I've just finished interviewing the last of the eight games students whom I've been allocated this year as their tutor. There were supposed to be nine, but one didn't show up. The point of the interviews is basically to make sure that none of them are at risk of giving up and going home: we lose quite a lot of students to homesickness, course too hard, course too easy, no friends, love-life issues, financial problems and so on. These tutor/tutee interviews are to make sure everyone is settling in so we can get them help if they're not.

Fortunately, few people in Computer Science have those kind of issues - they're mainly a social sciences and humanities thing. We tend to know in advance which of our students are likely to experience problems settling in, because it's usually down to their having an already-identified specific learning difficulty (eg. Asperger's syndrome). This means that I can flat out ask my tutees if they're going to jump out of a tower block and they'll laugh, rather than think about it.

I don't normally get to interview games students, as tutor/tutee allocation has traditionally worked by listing lecturers in alphabetical order in one column, students in alphabetical order in another, then giving each lecturer a block of 8-10 students in order.

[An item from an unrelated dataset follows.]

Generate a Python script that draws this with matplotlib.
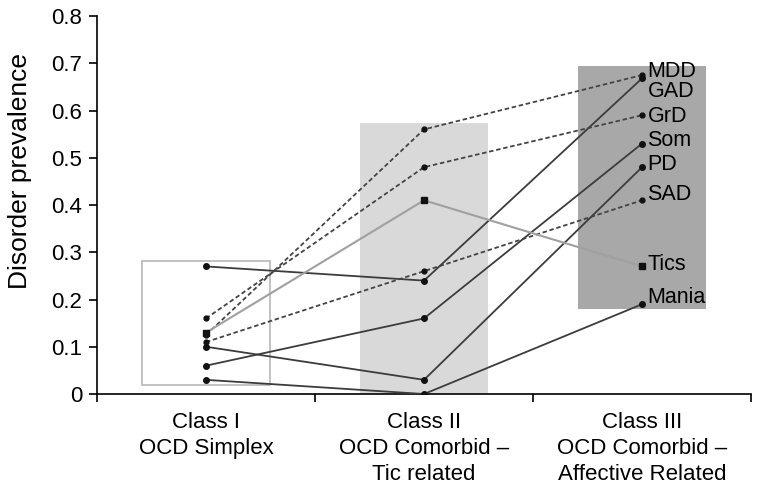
import matplotlib.pyplot as plt
from matplotlib.patches import Rectangle

plt.rcParams['font.family'] = ['Liberation Sans', 'DejaVu Sans']

classes = ["Class I\nOCD Simplex",
           "Class II\nOCD Comorbid \u2013\nTic related",
           "Class III\nOCD Comorbid \u2013\nAffective Related"]

# prevalence per class (I, II, III)
disorders = ["MDD", "GAD", "GrD", "Som", "PD", "SAD", "Tics", "Mania"]
mdd = [0.125, 0.56, 0.675]
gad = [0.27, 0.24, 0.668]
grd = [0.16, 0.48, 0.59]
som = [0.06, 0.16, 0.53]
pd_ = [0.10, 0.03, 0.48]
sad = [0.11, 0.26, 0.41]
tics = [0.13, 0.41, 0.27]
mania = [0.03, 0.00, 0.19]
values = [mdd, gad, grd, som, pd_, sad, tics, mania]

# where the name labels sit at the right
label_y = [0.682, 0.64, 0.588, 0.536, 0.486, 0.422, 0.274, 0.205]

fig = plt.figure(figsize=(7.62, 4.94), dpi=100)
ax = fig.add_axes([0.1273, 0.2024, 0.8583, 0.7652])

x = [0, 1, 2]
hw = 0.295
# class boxes
ax.add_patch(Rectangle((0 - hw, 0.019), 2 * hw, 0.263, facecolor='none',
                       edgecolor='#b8b8b8', lw=1.2, zorder=1))
ax.add_patch(Rectangle((1 - hw, 0.0), 2 * hw, 0.574, facecolor='#d9d9d9',
                       edgecolor='none', zorder=1))
ax.add_patch(Rectangle((2 - hw, 0.179), 2 * hw, 0.515, facecolor='#a8a8a8',
                       edgecolor='none', zorder=1))

for name, vals in zip(disorders, values):
    if name in ("MDD", "GrD", "SAD"):
        ax.plot(x, vals, color='#444444', lw=1.3, ls=(0, (2.5, 1.5)),
                marker='o', ms=3.5, mfc='#111111', mec='#111111', zorder=3)
    elif name == "Tics":
        ax.plot(x, vals, color='#a0a0a0', lw=1.5, marker='s', ms=4.5,
                mfc='#111111', mec='#111111', zorder=3)
    else:
        ax.plot(x, vals, color='#3c3c3c', lw=1.3, marker='o', ms=4,
                mfc='#111111', mec='#111111', zorder=3)

for name, ly in zip(disorders, label_y):
    ax.text(2.025, ly, name, fontsize=15.5, va='center', ha='left', zorder=4)

ax.set_xlim(-0.5, 2.5)
ax.set_ylim(0, 0.8)
ax.set_yticks([0, 0.1, 0.2, 0.3, 0.4, 0.5, 0.6, 0.7, 0.8])
ax.set_yticklabels(["0", "0.1", "0.2", "0.3", "0.4", "0.5", "0.6", "0.7", "0.8"])
ax.set_xticks(x)
ax.set_xticklabels(classes, fontsize=16, linespacing=1.32)
ax.set_xticks([-0.5, 0.5, 1.5, 2.5], minor=True)
ax.tick_params(axis='x', which='major', length=0, pad=13)
ax.tick_params(axis='x', which='minor', length=6, width=1.2, direction='out')
ax.tick_params(axis='y', labelsize=16, length=5.5, width=1.2, direction='out', pad=5)
ax.set_ylabel("Disorder prevalence", fontsize=19)
ax.yaxis.set_label_coords(-0.1, 0.59)

for s in ['top', 'right']:
    ax.spines[s].set_visible(False)
ax.spines['left'].set_linewidth(1.2)
ax.spines['bottom'].set_linewidth(1.2)

fig.savefig("out.png", dpi=100)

This has meant my tutees have had names beginning with A, which means most of them are from Arab countries, the governments of which have sent them to learn about telecommunications or electronics rather than games. I know nothing about telecoms or electronics, so haven't really been able to engage with them. This time, they've broken it down by module type instead so I got games students only. Yay!

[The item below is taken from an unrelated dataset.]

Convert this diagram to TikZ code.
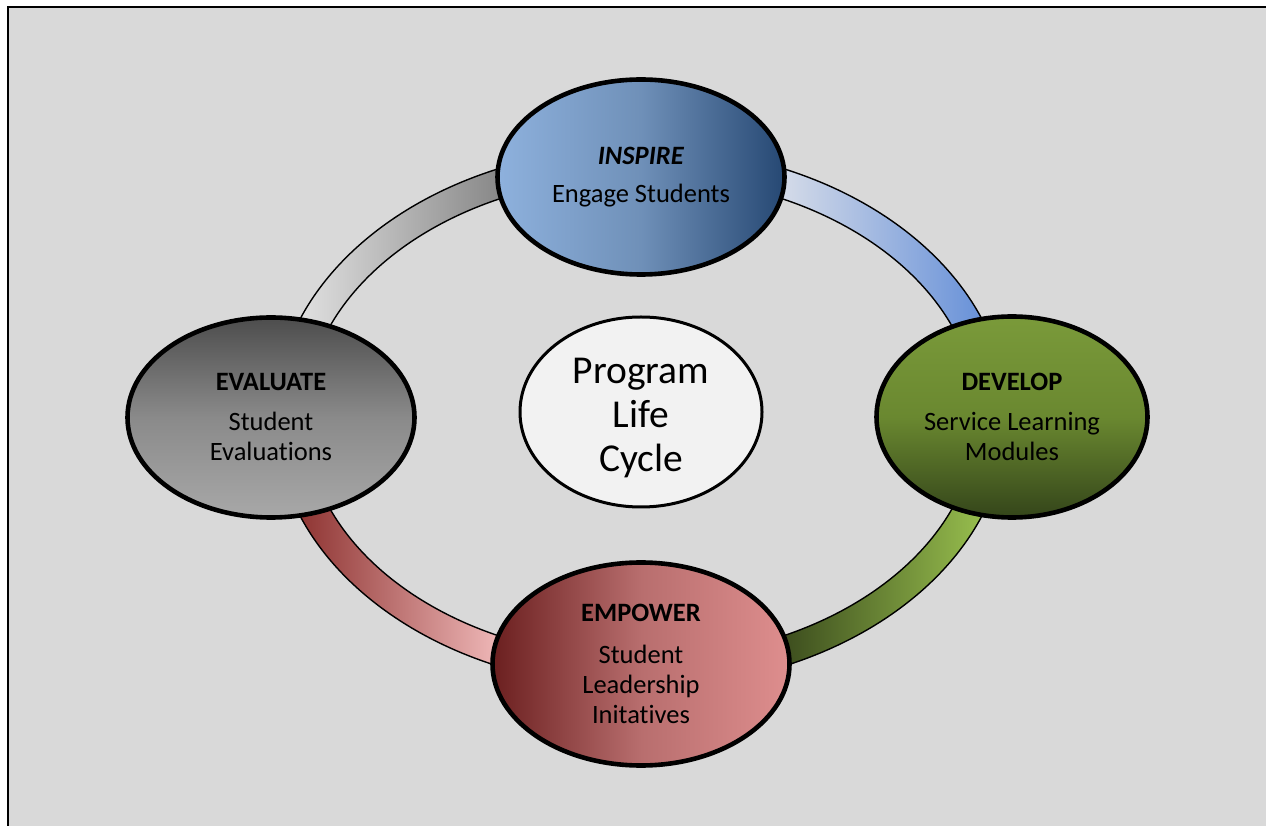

I've only spoken to these eight tutees of mine this year, but if they're a representative sample of who's on the games degree then we've got a really smart intake. They're switched on, they understand games, they know what they want to do and why they want to do it. Most of them seem to me as if they have a definite future in the games industry - and some of them may well make their own future in it whether the industry likes it or not, they're very driven. I'm hugely impressed! I'm also kinda worried in case when I get them next year they'll find my module too wishy-washy; I may have to increase the intellectual content above its current level. Then again, I may have already had to do that as I don't know what the current cohort of second-years is like.

Oh, and two of the eight students I interviewed were female. I don't suppose that this means a quarter of the games degree's students are female, but if it does then we're halfway to what the ideal figure should be.